Tableau vs Power BI: Why you should stop using them for spatial analysis

Summary

Tableau vs Power BI: why these tools aren’t optimal for spatial analysis. Explore limitations & find solutions for handling complex geospatial data effectively.

This post may describe functionality for an old version of CARTO. Find out about the latest and cloud-native version here.
Tableau vs Power BI: Why you should stop using them for spatial analysis

When comparing Tableau vs Power BI alongside other business intelligence tools, you will find that they have revolutionized and helped many companies and organizations to become more data-centric. These tools uncover clear business insights within the data they often already have available, and they do an amazing job showcasing that data.

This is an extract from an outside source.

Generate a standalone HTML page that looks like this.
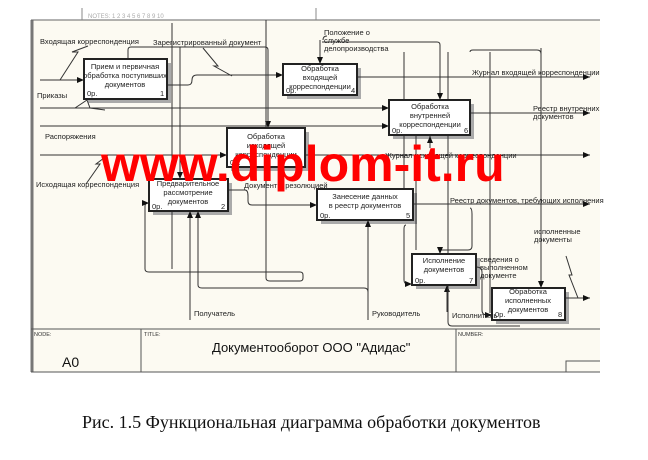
<!DOCTYPE html>
<html><head><meta charset="utf-8"><style>
html,body{margin:0;padding:0;background:#fff;}
svg{display:block;font-family:"Liberation Sans","DejaVu Sans",sans-serif;}
.b{fill:#fff;stroke:#222;stroke-width:2}
.s{fill:#aaa}
.l{fill:none;stroke:#333;stroke-width:1}
.t{font-size:7.5px;fill:#222}
.c{font-size:7.5px;fill:#222;text-anchor:middle}
</style></head><body>
<svg width="648" height="460" viewBox="0 0 648 460">
<defs><marker id="a" markerWidth="7" markerHeight="6" refX="7" refY="3" orient="auto" markerUnits="userSpaceOnUse"><path d="M0,0L7,3L0,6z" fill="#111"/></marker></defs>
<rect x="31" y="20" width="569" height="352" fill="#fcfaf2"/>
<line x1="32" y1="20" x2="32" y2="372" stroke="#777" stroke-width="3"/>
<line x1="31" y1="20" x2="600" y2="20" stroke="#666"/>
<line x1="82" y1="8" x2="82" y2="20" stroke="#888"/><line x1="316" y1="8" x2="316" y2="20" stroke="#888"/>
<text x="88" y="18" font-size="6" fill="#aaa">NOTES: 1 2 3 4 5 6 7 8 9 10</text>
<!-- title block -->
<line x1="31" y1="329" x2="600" y2="329" stroke="#555"/>
<line x1="31" y1="372" x2="600" y2="372" stroke="#555"/>
<line x1="141" y1="329" x2="141" y2="372" stroke="#555"/>
<line x1="456" y1="329" x2="456" y2="372" stroke="#555"/>
<path d="M566 372V361H600" stroke="#555" fill="none"/>
<text x="34" y="336" font-size="5.5" fill="#333">NODE:</text>
<text x="144" y="336" font-size="5.5" fill="#333">TITLE:</text>
<text x="458" y="336" font-size="5.5" fill="#333">NUMBER:</text>
<text x="62" y="367" font-size="14" fill="#111">A0</text>
<text x="212" y="352" font-size="13" fill="#111">Документооборот  ООО "Адидас"</text>
<!-- shadows -->
<rect class="s" x="88" y="63" width="83" height="40"/><rect class="s" x="287" y="68" width="74" height="31"/>
<rect class="s" x="393" y="104" width="81" height="35"/><rect class="s" x="231" y="132" width="78" height="39"/>
<rect class="s" x="153" y="183" width="79" height="32"/><rect class="s" x="321" y="193" width="96" height="31"/>
<rect class="s" x="416" y="258" width="64" height="31"/><rect class="s" x="496" y="292" width="73" height="32"/>
<!-- lines -->
<g class="l" marker-end="url(#a)">
<path d="M40 80H84"/>
<path d="M167 85H188Q192 85 192 80Q192 75 197 75H283"/>
<path d="M40 108H389"/>
<path d="M40 126H389"/>
<path d="M40 155H227"/>
<path d="M357 77H590"/><path d="M470 113H590"/><path d="M305 155H590"/>
<path d="M413 204H590"/><path d="M565 298H590"/>
<path d="M128 59V50Q128 47 131 47H265Q268 47 268 50V128"/>
<path d="M180 47V179"/>
<path d="M320 40V64"/>
<path d="M322 42H437Q440 42 440 45V100"/>
<path d="M228 190H245Q248 190 248 196V201Q248 205 252 205H317"/>
<path d="M145 269V206Q145 203 149 203"/>
<path d="M190 320V211"/>
<path d="M198 285V211"/>
<path d="M368 320V220"/>
<path d="M470 208Q472 208 472 214V246Q472 250 468 250H440V254"/>
<path d="M406 225Q404 225 404 229V280Q404 284 408 284H412" />
<path d="M447 312V285"/>
<path d="M476 267Q482 267 482 272V310Q482 315 487 315H492"/>
<path d="M541 48V288"/>
<path d="M430 148V136"/>
</g>
<g class="l">
<path d="M145 269Q145 272 149 272H300Q303 272 303 275V278Q303 281 300 281H270Q266 281 266 278V20"/>
<path d="M198 285Q198 288 202 288H364Q368 288 368 292"/>
<path d="M172 23V269"/>
<path d="M470 52Q470 50 473 50H537Q541 50 541 54"/>
<path d="M404 52V208"/>
<path d="M448 52V322Q448 326 452 326H520"/>
<path d="M416 120V250"/>
<path d="M490 313V52"/>
<path d="M60 80L78 52L72 52L88 46" />
<path d="M75 108L87 100L90 108L105 110"/>
<path d="M86 184L100 164L96 164L108 155"/>
<path d="M203 48L218 66L214 66L232 76"/>
<path d="M566 256L572 275L569 275L578 298"/>
<path d="M327 36Q323 36 323 40"/>
</g>
<!-- boxes -->
<rect class="b" x="84" y="59" width="83" height="40"/>
<text class="c" x="125" y="69">Прием и первичная</text><text class="c" x="125" y="78">обработка поступивших</text><text class="c" x="125" y="87">документов</text>
<text class="t" x="87" y="96">0р.</text><text class="t" x="160" y="96">1</text>
<rect class="b" x="283" y="64" width="74" height="31"/>
<text class="c" x="320" y="71">Обработка</text><text class="c" x="320" y="80">входящей</text><text class="c" x="320" y="89">корреспонденции</text>
<text class="t" x="286" y="93">0р.</text><text class="t" x="351" y="93">4</text>
<rect class="b" x="389" y="100" width="81" height="35"/>
<text class="c" x="430" y="109">Обработка</text><text class="c" x="430" y="118">внутренней</text><text class="c" x="430" y="127">корреспонденции</text>
<text class="t" x="392" y="133">0р.</text><text class="t" x="464" y="133">6</text>
<rect class="b" x="227" y="128" width="78" height="39"/>
<text class="c" x="266" y="139">Обработка</text><text class="c" x="266" y="148">исходящей</text><text class="c" x="266" y="157">корреспонденции</text>
<text class="t" x="230" y="165">0р.</text><text class="t" x="298" y="165">3</text>
<rect class="b" x="149" y="179" width="79" height="32"/>
<text class="c" x="188" y="186">Предварительное</text><text class="c" x="188" y="195">рассмотрение</text><text class="c" x="188" y="204">документов</text>
<text class="t" x="152" y="209">0р.</text><text class="t" x="221" y="209">2</text>
<rect class="b" x="317" y="189" width="96" height="31"/>
<text class="c" x="365" y="199">Занесение данных</text><text class="c" x="365" y="208">в реестр документов</text>
<text class="t" x="320" y="218">0р.</text><text class="t" x="406" y="218">5</text>
<rect class="b" x="412" y="254" width="64" height="31"/>
<text class="c" x="444" y="263">Исполнение</text><text class="c" x="444" y="272">документов</text>
<text class="t" x="415" y="283">0р.</text><text class="t" x="469" y="283">7</text>
<rect class="b" x="492" y="288" width="73" height="32"/>
<text class="c" x="528" y="294">Обработка</text><text class="c" x="528" y="303">исполненных</text><text class="c" x="528" y="312">документов</text>
<text class="t" x="495" y="317">0р.</text><text class="t" x="558" y="317">8</text>
<!-- labels -->
<g class="t">
<text x="40" y="44">Входящая корреспонденция</text>
<text x="153" y="45">Зарегистрированный документ</text>
<text x="324" y="35">Положение о</text><text x="324" y="43">службе</text><text x="324" y="51">делопроизводства</text>
<text x="37" y="98">Приказы</text>
<text x="45" y="139">Распоряжения</text>
<text x="36" y="187">Исходящая корреспонденция</text>
<text x="472" y="75">Журнал входящей корреспонденции</text>
<text x="533" y="111">Реестр внутренних</text><text x="533" y="119">документов</text>
<text x="385" y="158">Журнал исходящей корреспонденции</text>
<text x="244" y="188">Документ с резолюцией</text>
<text x="450" y="203">Реестр документов, требующих исполнения</text>
<text x="534" y="234">исполненные</text><text x="534" y="242">документы</text>
<text x="480" y="262">сведения о</text><text x="480" y="270">выполненном</text><text x="480" y="278">документе</text>
<text x="194" y="316">Получатель</text>
<text x="372" y="316">Руководитель</text>
<text x="452" y="318">Исполнитель</text>
</g>
<text x="101" y="181" font-size="50" font-weight="bold" fill="#ff0000">www.diplom-it.ru</text>
<text x="82" y="428" font-family="Liberation Serif,serif" font-size="18" fill="#111">Рис. 1.5 Функциональная диаграмма обработки  документов</text>
</svg>
</body></html>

Often, this data may contain a location component such as a state, county, address, or other geographic feature - or more importantly, something that can be shown on a map. In many cases, if you create a dashboard with a map, you might show something like this:

BI dashboard


BI dashboard with a map

These BI tools are perfectly suited for something like this, so if this is the extent of your analysis, you can probably stop reading now.

But if you are aiming for something more complex and insightful like this…

…You likely know the pain of actually having to create something like this with BI tools. Tons of data prep balancing data size and loading times linking spatial to non spatial data  figuring out some of the geospatial functions in Tableau.

If this sounds familiar then you are in the right place. So what are the key challenges of working with geospatial data in a generic BI tool and how can you overcome them?

History of BI and Maps

To understand why BI and maps aren’t a great fit, we need to understand a bit about where maps or geospatial data and tools like Tableau or Power BI intersect. Below is an example from Tableau in 2005.

visual of the history of BI

Whether you are comparing Tableau vs Power BI, maps have always been a part of these platforms in one way or another because inevitably most data has some location attribute to it. Think of a dataset or spreadsheet you have worked with recently. Did it have any of the following?

  • State or province name
  • Address
  • Postal code or zip code(don’t use these by the way)
  • Coordinate pairs  such as Latitude & Longitude
  • Country
  • Street name
  • State or province name
  • Census ID like Census Tract
  • City name

So much data contains a location element of some form, so alongside your bar charts and other graphs  you might want to see that location data on a simple map. For example if you have a table of customer information with a state name  you might create a map visualization that looks something like this.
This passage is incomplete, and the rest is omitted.